Small Models, Big Brains: Falcon-H1R and the Economics of Reasoning

Opening — Why this matters now

The industry has been quietly converging on an uncomfortable realization: raw model scaling is running out of low-hanging fruit. Training bigger models still works, but the marginal cost curve has become brutally steep. Meanwhile, real-world deployments increasingly care about inference economics—latency, throughput, and cost per correct answer—not leaderboard bravado.

Enter Falcon-H1R, a 7B-parameter reasoning model that does something unfashionable in 2026: it punches above its weight without demanding a bigger GPU budget. Its significance is not that it beats every giant model everywhere, but that it reshapes the efficiency frontier of reasoning—especially under test-time scaling.

Background — From training-time scaling to test-time reality

For the last few years, reasoning gains have come from two orthogonal levers:

Training-time scaling — larger models, longer contexts, heavier RL pipelines.
Inference-time scaling (TTS) — sample more chains, verify, prune, and vote.
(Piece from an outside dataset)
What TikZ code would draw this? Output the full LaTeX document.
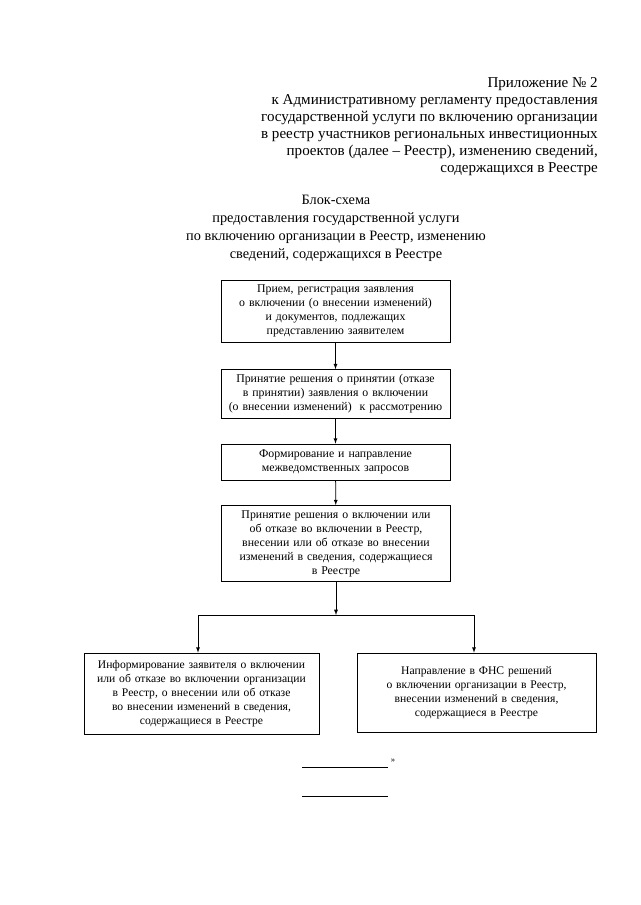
\documentclass[tikz,border=0pt]{standalone}
\usepackage{fontspec}
\setmainfont{Liberation Serif}
\usepackage{tikz}
\usetikzlibrary{arrows}

\begin{document}
\begin{tikzpicture}[x=0.9297pt,y=-0.9297pt,
    blok/.style={draw,line width=0.7pt,align=center,inner sep=1pt,
      font=\fontsize{11}{13}\selectfont},
    strelka/.style={line width=0.7pt,-latex}]
          \useasboundingbox (0,0) rectangle (640,905);
          % header
          \node[anchor=north east,align=right,inner sep=0pt,
            font=\fontsize{14}{15.8}\selectfont] (prilozh) at (598,77)
            {Приложение № 2\\
             к Административному регламенту предоставления\\
             государственной услуги по включению организации\\
             в реестр участников региональных инвестиционных\\
             проектов (далее -- Реестр), изменению сведений,\\
             содержащихся в Реестре};
          \node[anchor=north,align=center,inner sep=0pt,
            font=\fontsize{13.3}{16.8}\selectfont] (zagl) at (336,195)
            {Блок-схема\\
             предоставления государственной услуги\\
             по включению организации в Реестр, изменению\\
             сведений, содержащихся в Реестре};
          % boxes
          \node[blok,text width=211pt,minimum height=57.6pt] (priem) at (335.5,311)
            {Прием, регистрация заявления\\
             о включении (о внесении изменений)\\
             и документов, подлежащих\\
             представлению заявителем};
          \node[blok,text width=211pt,minimum height=45.5pt] (prinyatie) at (335.5,394)
            {Принятие решения о принятии (отказе\\
             в принятии) заявления о включении\\
             (о внесении изменений)\ \ к рассмотрению};
          \node[blok,text width=211pt,minimum height=33.5pt] (zaprosy) at (335.5,462)
            {Формирование и направление\\
             межведомственных запросов};
          \node[blok,text width=211pt,minimum height=70.7pt] (reshenie) at (336,543.5)
            {Принятие решения о включении или\\
             об отказе во включении в Реестр,\\
             внесении или об отказе во внесении\\
             изменений в сведения, содержащиеся\\
             в Реестре};
          \node[blok,font=\fontsize{10.8}{13}\selectfont,text width=216.5pt,
            minimum height=75.3pt] (inform) at (201.5,693.5)
            {Информирование заявителя о включении\\
             или об отказе во включении организации\\
             в Реестр, о внесении или об отказе\\
             во внесении изменений в сведения,\\
             содержащиеся в Реестре};
          \node[blok,font=\fontsize{10.8}{13}\selectfont,text width=220pt,
            minimum height=73.4pt] (fns) at (476.5,692.5)
            {Направление в ФНС решений\\
             о включении организации в Реестр,\\
             внесении изменений в сведения,\\
             содержащиеся в Реестре};
          % arrows
          \coordinate (razv) at (336,615);
          \coordinate (razvL) at (198,615);
          \coordinate (razvR) at (474,615);
          \draw[strelka] (priem) -- (prinyatie);
          \draw[strelka] (prinyatie) -- (zaprosy);
          \draw[strelka] (zaprosy) -- (reshenie);
          \draw[strelka] (reshenie) -- (razv);
          \draw[line width=0.7pt] (razvL) -- (razvR);
          \draw[strelka] (razvL) -- (razvL |- inform.north);
          \draw[strelka] (razvR) -- (razvR |- fns.north);
          % lines at the bottom
          \coordinate (l1a) at (302,767);
          \coordinate (l1b) at (388,767);
          \coordinate (l2a) at (302,796);
          \coordinate (l2b) at (388,796);
          \draw[line width=0.7pt] (l1a) -- (l1b);
          \draw[line width=0.7pt] (l2a) -- (l2b);
          \node[font=\fontsize{8}{9}\selectfont,inner sep=0pt] (kav) at (393,761) {»};
        \end{tikzpicture}
\end{document}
The second lever has proven especially powerful. Self-consistency, tree-of-thoughts, and confidence-based pruning all exploit the fact that models often know the answer but fail to surface it reliably in a single pass.

The catch is cost. TTS multiplies token generation, memory pressure, and latency. Most architectures tolerate this poorly. Falcon-H1R is designed explicitly for this regime.

Analysis — What Falcon-H1R actually does

1. Architecture: Hybrid for a reason

Falcon-H1R builds on the Falcon-H1 hybrid Transformer–Mamba backbone. The design choice is pragmatic:

Attention where global dependency matters.
State-space (SSM/Mamba) where long, linear reasoning traces dominate.

This hybrid layout delivers higher throughput and lower memory overhead at long sequence lengths—exactly where reasoning models tend to suffer.

2. Training strategy: SFT does the heavy lifting

A key, slightly heretical finding in the paper is that cold-start supervised fine-tuning accounts for most reasoning gains.

Not RL. Not fancy reward shaping. SFT—done carefully.

Key choices:

Heavy emphasis on long chain-of-thought data.
Difficulty-aware weighting: hard problems are up-weighted, easy ones aggressively down-weighted or removed.
High rollout multiplicity (up to 12 reasoning traces per prompt).
Single-teacher dominance—mixing teacher styles degraded performance.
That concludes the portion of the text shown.